Christian Lapointe (1978) : Sepsis (2011)

Auteur et metteur en scène.

Dispositif scénique imposant. Trois régimes auditifs différents. Une multitude de façons de solliciter l’attention du spectateur (par plusieurs sens).

Théâtre difficile d’accès, difficile à accepter. Théâtre qui brise tout rapport du spectateur avec le comédien. Personnages déjà morts, parlent de choses désagréables.

Théâtre d’interprétation assez distancié. Théâtre des mots et de la parole. Rythme hypnotique de la parole qui permet de s’intéresser à la façon dont le théâtre travaille les perception plus que sur le discours. Jeu sur les perceptions.

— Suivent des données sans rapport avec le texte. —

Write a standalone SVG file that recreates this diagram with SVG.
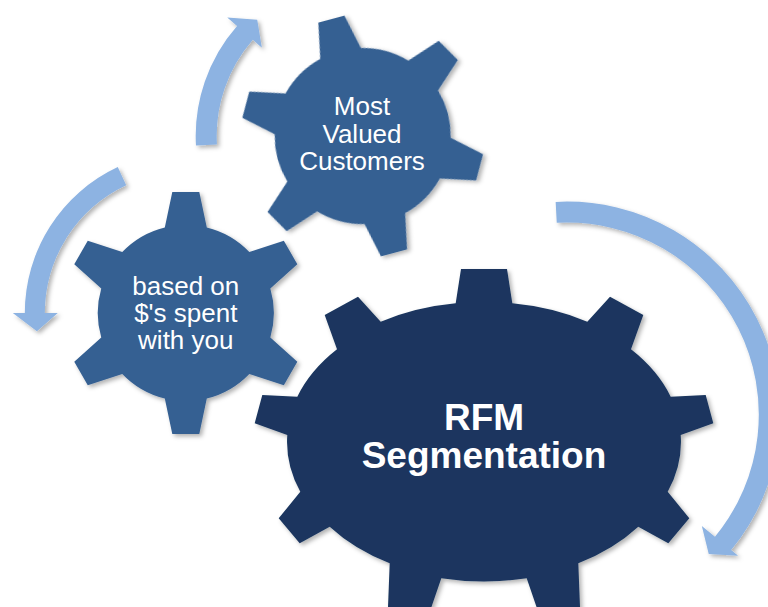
<svg xmlns="http://www.w3.org/2000/svg" width="768" height="607" viewBox="0 0 768 607">
  <style>
    .arrow { fill: #8DB3E2; }
    .gear-mid { fill: #366092; }
    .gear-big { fill: #1A365E; }
    .label { fill: #FFFFFF; font-family: "Liberation Sans", Arial, sans-serif; text-anchor: middle; }
    .label-small { font-size: 26px; }
    .label-big { font-size: 37px; font-weight: bold; }
  </style>
  <defs>
    <filter id="shadow" x="-20%" y="-20%" width="140%" height="140%">
      <feDropShadow dx="2.5" dy="2.5" stdDeviation="2" flood-color="#000000" flood-opacity="0.3"/>
    </filter>
    <!-- six-tooth gear, centred on the origin, top tooth pointing up -->
    <path id="gear6" d="M -21,-85.5 L -13.5,-121 L 13.5,-121 L 21,-85.5
      A 88 88 0 0 1 63.54,-60.94 L 98.04,-72.19 L 111.54,-48.81 L 84.54,-24.56
      A 88 88 0 0 1 84.54,24.56 L 111.54,48.81 L 98.04,72.19 L 63.54,60.94
      A 88 88 0 0 1 21,85.5 L 13.5,121 L -13.5,121 L -21,85.5
      A 88 88 0 0 1 -63.54,60.94 L -98.04,72.19 L -111.54,48.81 L -84.54,24.56
      A 88 88 0 0 1 -84.54,-24.56 L -111.54,-48.81 L -98.04,-72.19 L -63.54,-60.94
      A 88 88 0 0 1 -21,-85.5 Z"/>
  </defs>

  <rect width="768" height="607" fill="#FFFFFF"/>

  <!-- circular arrows around the gears -->
  <g id="connectors" filter="url(#shadow)">
    <path class="arrow" d="M 195.98,145.6 A 167 167 0 0 1 237.05,26.0 L 227.27,17.43 L 257.24,19.69 L 261.88,47.73 L 252.85,39.83 A 146 146 0 0 0 216.94,144.4 Z"/>
    <path class="arrow" d="M 117.76,167.09 A 161 161 0 0 0 24.8,313 L 12.8,313 L 36.92,331.28 L 57.8,313 L 44.8,313 A 141 141 0 0 1 126.21,185.21 Z"/>
    <path class="arrow" d="M 555.65,201.89 A 213 213 0 0 1 731.16,550.09 L 738.10,555.81 L 708.74,554.08 L 701.83,525.91 L 714.95,536.73 A 192 192 0 0 0 556.75,222.86 Z"/>
  </g>

  <!-- large gear -->
  <g id="rfm-segmentation">
    <path class="gear-big" filter="url(#shadow)" d="M 455.7,303.3 L 461,269 L 507,269 L 512.3,303.3
      A 197 138 0 0 1 587.3,321.7 L 610,296.7 L 643.3,315 L 631,349.3
      A 197 138 0 0 1 670.7,396.7 L 705.7,395 L 713.3,423.3 L 680.7,435
      A 197 138 0 0 1 667.7,491.7 L 689.3,518.3 L 668.3,543.3 L 638.3,526.7
      A 197 138 0 0 1 578.3,563.3 L 580.5,620 L 541,620 L 526.7,578.3
      A 197 138 0 0 1 441.3,578.3 L 427,620 L 387.5,620 L 389.7,563.3
      A 197 138 0 0 1 329.7,526.7 L 299.7,543.3 L 278.7,518.3 L 300.3,491.7
      A 197 138 0 0 1 287.3,435 L 254.7,423.3 L 262.3,395 L 297.3,396.7
      A 197 138 0 0 1 337,349.3 L 324.7,315 L 358,296.7 L 380.7,321.7
      A 197 138 0 0 1 455.7,303.3 Z"/>
    <text class="label label-big" x="484" y="430">RFM</text>
    <text class="label label-big" x="484" y="468">Segmentation</text>
  </g>

  <!-- left gear -->
  <g id="dollars-spent">
    <use href="#gear6" class="gear-mid" filter="url(#shadow)" transform="translate(185.8,313)"/>
    <text class="label label-small" x="185.8" y="295">based on</text>
    <text class="label label-small" x="185.8" y="322">$'s spent</text>
    <text class="label label-small" x="185.8" y="349">with you</text>
  </g>

  <!-- upper gear -->
  <g id="most-valued">
    <use href="#gear6" class="gear-mid" filter="url(#shadow)" transform="translate(362.7,136) rotate(-15)"/>
    <text class="label label-small" x="362" y="115">Most</text>
    <text class="label label-small" x="362" y="143">Valued</text>
    <text class="label label-small" x="362" y="170">Customers</text>
  </g>
</svg>
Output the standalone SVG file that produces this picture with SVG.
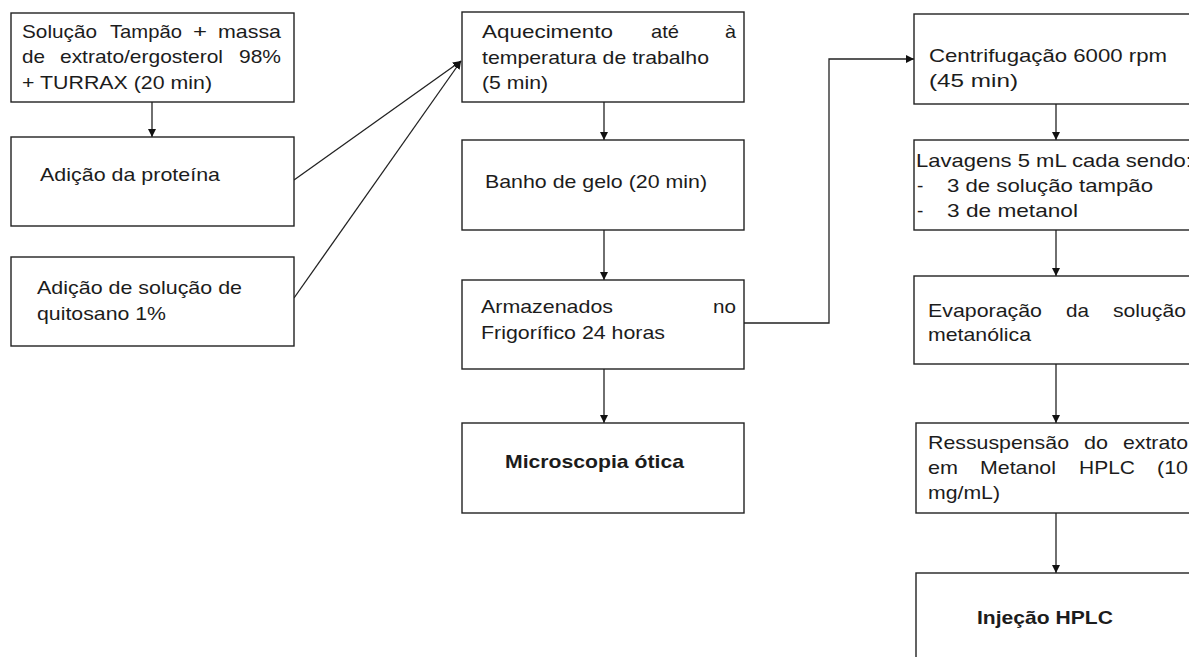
<svg xmlns="http://www.w3.org/2000/svg" width="1189" height="657" viewBox="0 0 1189 657">
<style>
.box{fill:#fff;stroke:#222;stroke-width:1.4}
.t{font-family:"Liberation Sans",Arial,sans-serif;font-size:19px;fill:#1c1c1c}
.b{font-weight:bold}
.c{fill:none;stroke:#222;stroke-width:1.3}
</style>
<defs>
<marker id="ah" viewBox="0 0 10 10" refX="10" refY="5" markerWidth="8" markerHeight="8" markerUnits="userSpaceOnUse" orient="auto">
<path d="M0,0 L10,5 L0,10 z" fill="#111"/>
</marker>
</defs>
<rect width="1189" height="657" fill="#fff"/>

<g id="connectors">
<line class="c" x1="152" y1="102" x2="152" y2="137" marker-end="url(#ah)"/>
<line class="c" x1="294" y1="180" x2="461" y2="61" marker-end="url(#ah)"/>
<line class="c" x1="294" y1="298" x2="461" y2="61" marker-end="url(#ah)"/>
<line class="c" x1="604" y1="102" x2="604" y2="140" marker-end="url(#ah)"/>
<line class="c" x1="604" y1="230" x2="604" y2="280" marker-end="url(#ah)"/>
<line class="c" x1="604" y1="369" x2="604" y2="423" marker-end="url(#ah)"/>
<polyline class="c" points="744,323 829,323 829,59 914,59" marker-end="url(#ah)"/>
<line class="c" x1="1056" y1="104" x2="1056" y2="140" marker-end="url(#ah)"/>
<line class="c" x1="1056" y1="230" x2="1056" y2="276" marker-end="url(#ah)"/>
<line class="c" x1="1056" y1="364" x2="1056" y2="423" marker-end="url(#ah)"/>
<line class="c" x1="1056" y1="513" x2="1056" y2="573" marker-end="url(#ah)"/>
</g>

<g id="n1">
<rect class="box" x="11" y="13" width="283" height="89"/>
<text class="t" x="22" y="38" textLength="75" lengthAdjust="spacingAndGlyphs">Solução</text>
<text class="t" x="110" y="38" textLength="72" lengthAdjust="spacingAndGlyphs">Tampão</text>
<text class="t" x="193" y="38" textLength="14" lengthAdjust="spacingAndGlyphs">+</text>
<text class="t" x="218" y="38" textLength="63" lengthAdjust="spacingAndGlyphs">massa</text>
<text class="t" x="22" y="63" textLength="23" lengthAdjust="spacingAndGlyphs">de</text>
<text class="t" x="60" y="63" textLength="163" lengthAdjust="spacingAndGlyphs">extrato/ergosterol</text>
<text class="t" x="239" y="63" textLength="42" lengthAdjust="spacingAndGlyphs">98%</text>
<text class="t" x="22" y="89" textLength="190" lengthAdjust="spacingAndGlyphs">+ TURRAX (20 min)</text>
</g>

<g id="n2">
<rect class="box" x="11" y="137" width="283" height="89"/>
<text class="t" x="40" y="181" textLength="180" lengthAdjust="spacingAndGlyphs">Adição da proteína</text>
</g>

<g id="n3">
<rect class="box" x="11" y="257" width="283" height="89"/>
<text class="t" x="37" y="294" textLength="205" lengthAdjust="spacingAndGlyphs">Adição de solução de</text>
<text class="t" x="37" y="320" textLength="129" lengthAdjust="spacingAndGlyphs">quitosano 1%</text>
</g>

<g id="n4">
<rect class="box" x="462" y="12" width="282" height="90"/>
<text class="t" x="482" y="38" textLength="131" lengthAdjust="spacingAndGlyphs">Aquecimento</text>
<text class="t" x="651" y="38" textLength="28" lengthAdjust="spacingAndGlyphs">até</text>
<text class="t" x="725" y="38" textLength="11" lengthAdjust="spacingAndGlyphs">à</text>
<text class="t" x="482" y="64" textLength="227" lengthAdjust="spacingAndGlyphs">temperatura de trabalho</text>
<text class="t" x="482" y="89" textLength="66" lengthAdjust="spacingAndGlyphs">(5 min)</text>
</g>

<g id="n5">
<rect class="box" x="462" y="140" width="282" height="90"/>
<text class="t" x="485" y="188" textLength="222" lengthAdjust="spacingAndGlyphs">Banho de gelo (20 min)</text>
</g>

<g id="n6">
<rect class="box" x="462" y="280" width="282" height="89"/>
<text class="t" x="481" y="313" textLength="132" lengthAdjust="spacingAndGlyphs">Armazenados</text>
<text class="t" x="713" y="313" textLength="23" lengthAdjust="spacingAndGlyphs">no</text>
<text class="t" x="481" y="339" textLength="184" lengthAdjust="spacingAndGlyphs">Frigorífico 24 horas</text>
</g>

<g id="n7">
<rect class="box" x="462" y="423" width="282" height="90"/>
<text class="t b" x="505" y="468" textLength="179" lengthAdjust="spacingAndGlyphs">Microscopia ótica</text>
</g>

<g id="n8">
<rect class="box" x="914" y="14" width="290" height="90"/>
<text class="t" x="929" y="62" textLength="238" lengthAdjust="spacingAndGlyphs">Centrifugação 6000 rpm</text>
<text class="t" x="929" y="87" textLength="89" lengthAdjust="spacingAndGlyphs">(45 min)</text>
</g>

<g id="n9">
<rect class="box" x="914" y="140" width="290" height="90"/>
<text class="t" x="916" y="167" textLength="276" lengthAdjust="spacingAndGlyphs">Lavagens 5 mL cada sendo:</text>
<text class="t" x="917" y="192">-</text>
<text class="t" x="947" y="192" textLength="206" lengthAdjust="spacingAndGlyphs">3 de solução tampão</text>
<text class="t" x="917" y="217">-</text>
<text class="t" x="947" y="217" textLength="131" lengthAdjust="spacingAndGlyphs">3 de metanol</text>
</g>

<g id="n10">
<rect class="box" x="914" y="276" width="290" height="88"/>
<text class="t" x="928" y="317" textLength="114" lengthAdjust="spacingAndGlyphs">Evaporação</text>
<text class="t" x="1066" y="317" textLength="23" lengthAdjust="spacingAndGlyphs">da</text>
<text class="t" x="1113" y="317" textLength="73" lengthAdjust="spacingAndGlyphs">solução</text>
<text class="t" x="928" y="341" textLength="103" lengthAdjust="spacingAndGlyphs">metanólica</text>
</g>

<g id="n11">
<rect class="box" x="916" y="423" width="290" height="90"/>
<text class="t" x="928" y="449" textLength="141" lengthAdjust="spacingAndGlyphs">Ressuspensão</text>
<text class="t" x="1084" y="449" textLength="24" lengthAdjust="spacingAndGlyphs">do</text>
<text class="t" x="1123" y="449" textLength="65" lengthAdjust="spacingAndGlyphs">extrato</text>
<text class="t" x="928" y="474" textLength="30" lengthAdjust="spacingAndGlyphs">em</text>
<text class="t" x="980" y="474" textLength="76" lengthAdjust="spacingAndGlyphs">Metanol</text>
<text class="t" x="1079" y="474" textLength="56" lengthAdjust="spacingAndGlyphs">HPLC</text>
<text class="t" x="1157" y="474" textLength="31" lengthAdjust="spacingAndGlyphs">(10</text>
<text class="t" x="928" y="499" textLength="72" lengthAdjust="spacingAndGlyphs">mg/mL)</text>
</g>

<g id="n12">
<rect class="box" x="916" y="573" width="290" height="100"/>
<text class="t b" x="977" y="624" textLength="136" lengthAdjust="spacingAndGlyphs">Injeção HPLC</text>
</g>
</svg>
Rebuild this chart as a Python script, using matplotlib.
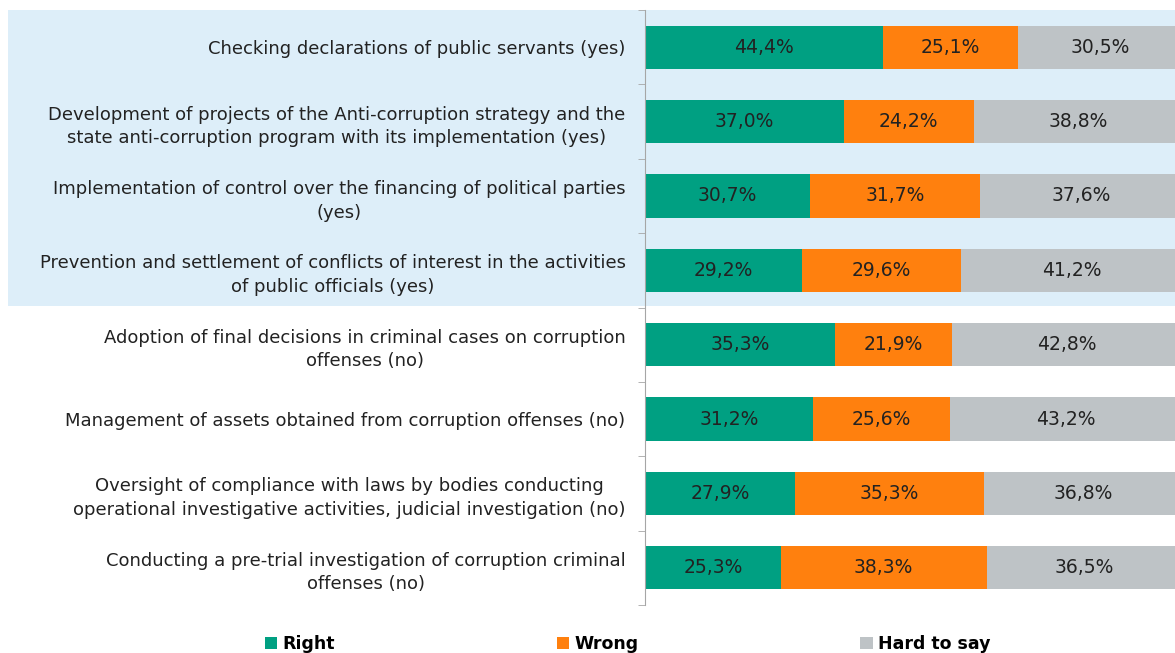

Résistance des créateurs à la captation (en particulier dans les années 1980), résistance qui se défait progressivement. La représentation audiovisuelle enlève quelque chose à la représentation théâtrale. C’est aussi ce qui fait le théâtre. Pérennité du spectacle impossible (sauf ceux qui produisent et diffusent des captations audiovisuelles). Plus la technologie est développée + acceptée, plus la pérennité devient possible.

Les textes contemporains sont intimement reliés à leur représentation originale et ne sont généralement pas repris avant plusieurs années.

Un ovni : Romeo Castellucci (1960)

Fonde la Societas Raffaello Sanzio (SRS) en 1981 avec Claudia Castellucci et Chiara Guidi. Plasticiens (ont étudié à l’école des beaux-arts, arts plastiques).

Monstration des corps.

Travail sur le son : voix-off, piste audio, dissociation du corps et de la parole.

Inferno (2008) : plongée dans l’inconnu, expérience sensorielle. Miser sur le ressenti, sur l’expérience scénique concrète. Sortir le spectateur de son réel à lui.

Le spectateur devient une partie de la représentation, participe à la réalisation scénique. La scène déborde sur lui. Son attention est donc directement sollicitée.

Spectacles très puissants si on accepte d’entrer dans l’aventure.